I have to say I'm not a huge fan of lesbian drumming. It's never been my thing. I associate it with naked white women running around separatist wimminsland, wild and free. It also seems like something of someone else's generation, the lesbian generation, a generation that doesn't always feel like me.
However, sitting in a church on Saturday night in Oakland listening to lesbians of another generation drumming, singing, professing, reading poetry, all the things that I say make me cringe and feel like they override my experience as a young queer Black woman, I came away with a little taste for drumming. More than a taste, but a whole heavy heart for the women that really did do so much so that I can sit here and write this blog as an out Black woman. And what I will always have a taste for is out, queer, Black women and the women who love us.

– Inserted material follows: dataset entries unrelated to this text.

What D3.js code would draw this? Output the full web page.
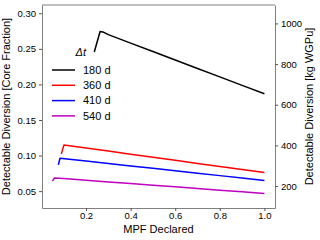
<!DOCTYPE html>
<html>
<head>
<meta charset="utf-8">
<script src="https://cdn.jsdelivr.net/npm/d3@7"></script>
<style>
    body { margin: 0; background: #fff; }
    text { font-family: "Liberation Sans", Arial, sans-serif; fill: #000; }
    .axis .domain { stroke: #808080; }
    .axis line { stroke: #555; }
</style>
</head>
<body>
<div id="chart"></div>
<script>
// data
const seriesNames = ["180 d", "360 d", "410 d", "540 d"];
const seriesColors = ["#000000", "#ff0000", "#0000ff", "#bf00bf"];

const mpf180 = [0.237, 0.263, 0.28, 0.3, 0.4, 0.5, 0.6, 0.7, 0.8, 0.9, 1.0];
const val180 = [0.2455, 0.2743, 0.2732, 0.2699, 0.2580, 0.2462, 0.2343, 0.2224, 0.2106, 0.1987, 0.1869];

const mpf360 = [0.089, 0.101, 0.2, 0.3, 0.4, 0.5, 0.6, 0.7, 0.8, 0.9, 1.0];
const val360 = [0.1024, 0.1149, 0.1106, 0.1063, 0.1020, 0.0977, 0.0934, 0.0890, 0.0847, 0.0804, 0.0761];

const mpf410 = [0.076, 0.083, 0.2, 0.3, 0.4, 0.5, 0.6, 0.7, 0.8, 0.9, 1.0];
const val410 = [0.0870, 0.0962, 0.0922, 0.0888, 0.0854, 0.0820, 0.0786, 0.0752, 0.0718, 0.0684, 0.0650];

const mpf540 = [0.05, 0.058, 0.1, 0.2, 0.3, 0.4, 0.5, 0.6, 0.7, 0.8, 0.9, 1.0];
const val540 = [0.0640, 0.0686, 0.0676, 0.0653, 0.0630, 0.0607, 0.0584, 0.0561, 0.0537, 0.0514, 0.0491, 0.0468];

const xTicks = [0.2, 0.4, 0.6, 0.8, 1.0];
const yTicks = [0.05, 0.10, 0.15, 0.20, 0.25, 0.30];
const y2Ticks = [200, 400, 600, 800, 1000];

// core fraction -> kg WGPu
const kgPerCore = 3500;

// chart size
const margin = {top: 5, right: 45, bottom: 32, left: 42};
const width = 320 - margin.left - margin.right;
const height = 240 - margin.top - margin.bottom;

const svg = d3.select("#chart").append("svg")
    .attr("width", 320)
    .attr("height", 240);
const chart = svg.append("g")
    .attr("transform", "translate(" + margin.left + "," + margin.top + ")");

const x = d3.scaleLinear().domain([0.0025, 1.0475]).range([0, width]);
const y = d3.scaleLinear().domain([0.0263, 0.3116]).range([height, 0]);
const y2 = d3.scaleLinear().domain([0.0263 * kgPerCore, 0.3116 * kgPerCore]).range([height, 0]);

// axes
chart.append("g")
    .attr("class", "x axis")
    .attr("transform", "translate(0," + height + ")")
    .call(d3.axisBottom(x).tickValues(xTicks).tickFormat(d3.format(".1f")).tickSize(3).tickPadding(1).tickSizeOuter(0));

chart.append("g")
    .attr("class", "y axis")
    .call(d3.axisLeft(y).tickValues(yTicks).tickFormat(d3.format(".2f")).tickSize(3).tickSizeOuter(0));

chart.append("g")
    .attr("class", "y2 axis")
    .attr("transform", "translate(" + width + ",0)")
    .call(d3.axisRight(y2).tickValues(y2Ticks).tickFormat(d3.format("d")).tickSize(3).tickSizeOuter(0));

chart.selectAll(".axis text").style("font-size", "9.5px");
chart.select(".y2.axis").selectAll(".tick line").attr("stroke", "#808080");

// top spine, and darker left spine
chart.append("line")
    .attr("x1", 0).attr("x2", width).attr("y1", 0).attr("y2", 0)
    .attr("stroke", "#808080");
chart.select(".y.axis .domain").attr("stroke", "#222");

// lines
const mpfs = [mpf180, mpf360, mpf410, mpf540];
const vals = [val180, val360, val410, val540];
const line = d3.line()
    .x(function (d) { return x(d[0]); })
    .y(function (d) { return y(d[1]); });

for (let i = 0; i < seriesNames.length; i++) {
    const pts = mpfs[i].map(function (m, j) { return [m, vals[i][j]]; });
    chart.append("path")
        .datum(pts)
        .attr("fill", "none")
        .attr("stroke", seriesColors[i])
        .attr("stroke-width", 1.5)
        .attr("stroke-linejoin", "round")
        .attr("d", line);
}

// delta t annotation
chart.append("text")
    .attr("x", x(0.2))
    .attr("y", y(0.2404))
    .attr("text-anchor", "end")
    .style("font-size", "11px")
    .style("font-style", "italic")
    .text("Δt");

// legend
const legend = chart.append("g")
    .attr("transform", "translate(10,65)");
seriesNames.forEach(function (name, i) {
    const row = legend.append("g").attr("transform", "translate(0," + (i * 15.3) + ")");
    row.append("line")
        .attr("x1", 0).attr("x2", 23)
        .attr("stroke", seriesColors[i])
        .attr("stroke-width", 1.5);
    row.append("text")
        .attr("x", 31)
        .attr("dy", "0.35em")
        .style("font-size", "11px")
        .text(name);
});

// axis labels
svg.append("text")
    .attr("x", margin.left + width / 2)
    .attr("y", 232.5)
    .attr("text-anchor", "middle")
    .style("font-size", "11px")
    .text("MPF Declared");

svg.append("text")
    .attr("transform", "translate(10," + (margin.top + height / 2) + ") rotate(-90)")
    .attr("text-anchor", "middle")
    .style("font-size", "11px")
    .text("Detectable Diversion [Core Fraction]");

svg.append("text")
    .attr("transform", "translate(313," + (margin.top + height / 2) + ") rotate(-90)")
    .attr("text-anchor", "middle")
    .style("font-size", "11px")
    .text("Detectable Diversion [kg WGPu]");
</script>
</body>
</html>
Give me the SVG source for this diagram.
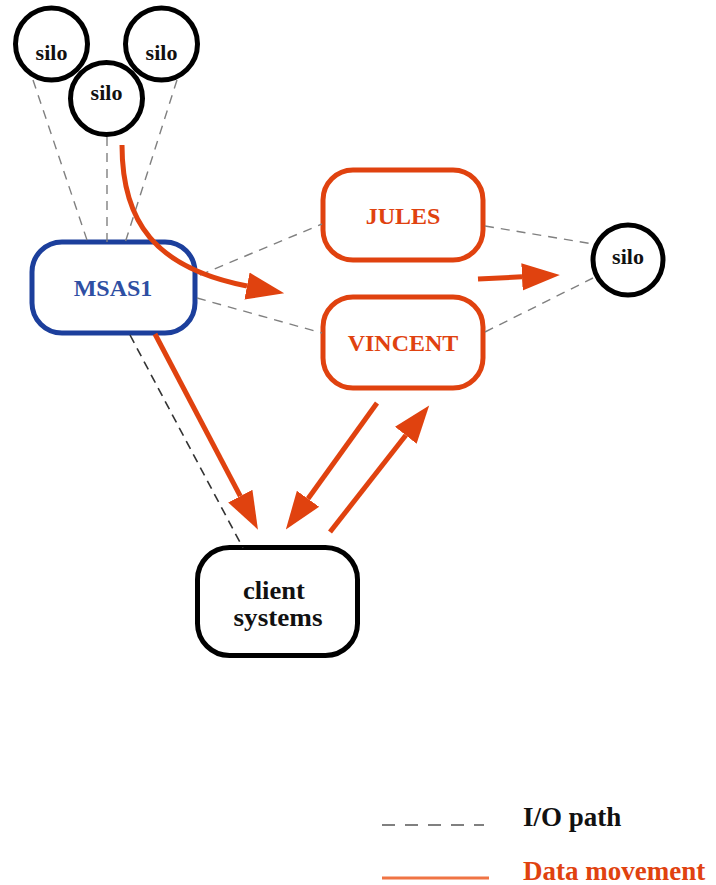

I--along with hundreds of other dykes--attended Sister Comrade tonight, a tribute and celebration of two Black lesbians, Pat Parker and Audre Lorde. Women whose words I read before and after I came out as queer. Women who I wish were here today in their visibility, their words, their commitment, and their determination to have the world exist as they wanted it to (not to mention Pat Parker's butch-ness, I truly miss that, but more about that another day). I walked away from the event feeling inspired by not only the speakers: Cherrie Moraga, Angela Davis, Judy Grahn, and Jewelle Gomez among them, but also about the intergenerational audience. There were women in our thirties, forties, on up to their seventies and it felt like a real community. A real lesbian community--something that I haven't felt in a while.
As long as the majority of the queer community, white people and people of color, have been focused on same sex marriage and integrating themselves more and more into the mainstream, I have felt less and less of a community. This event put a dent in that feeling, in a real and imaginary sense. It's something that I will hold onto as I walk the streets of a different Bay Area than the one that existed 30 (or even 10) years ago, and as I continue to look for and create a queer black and feminist community.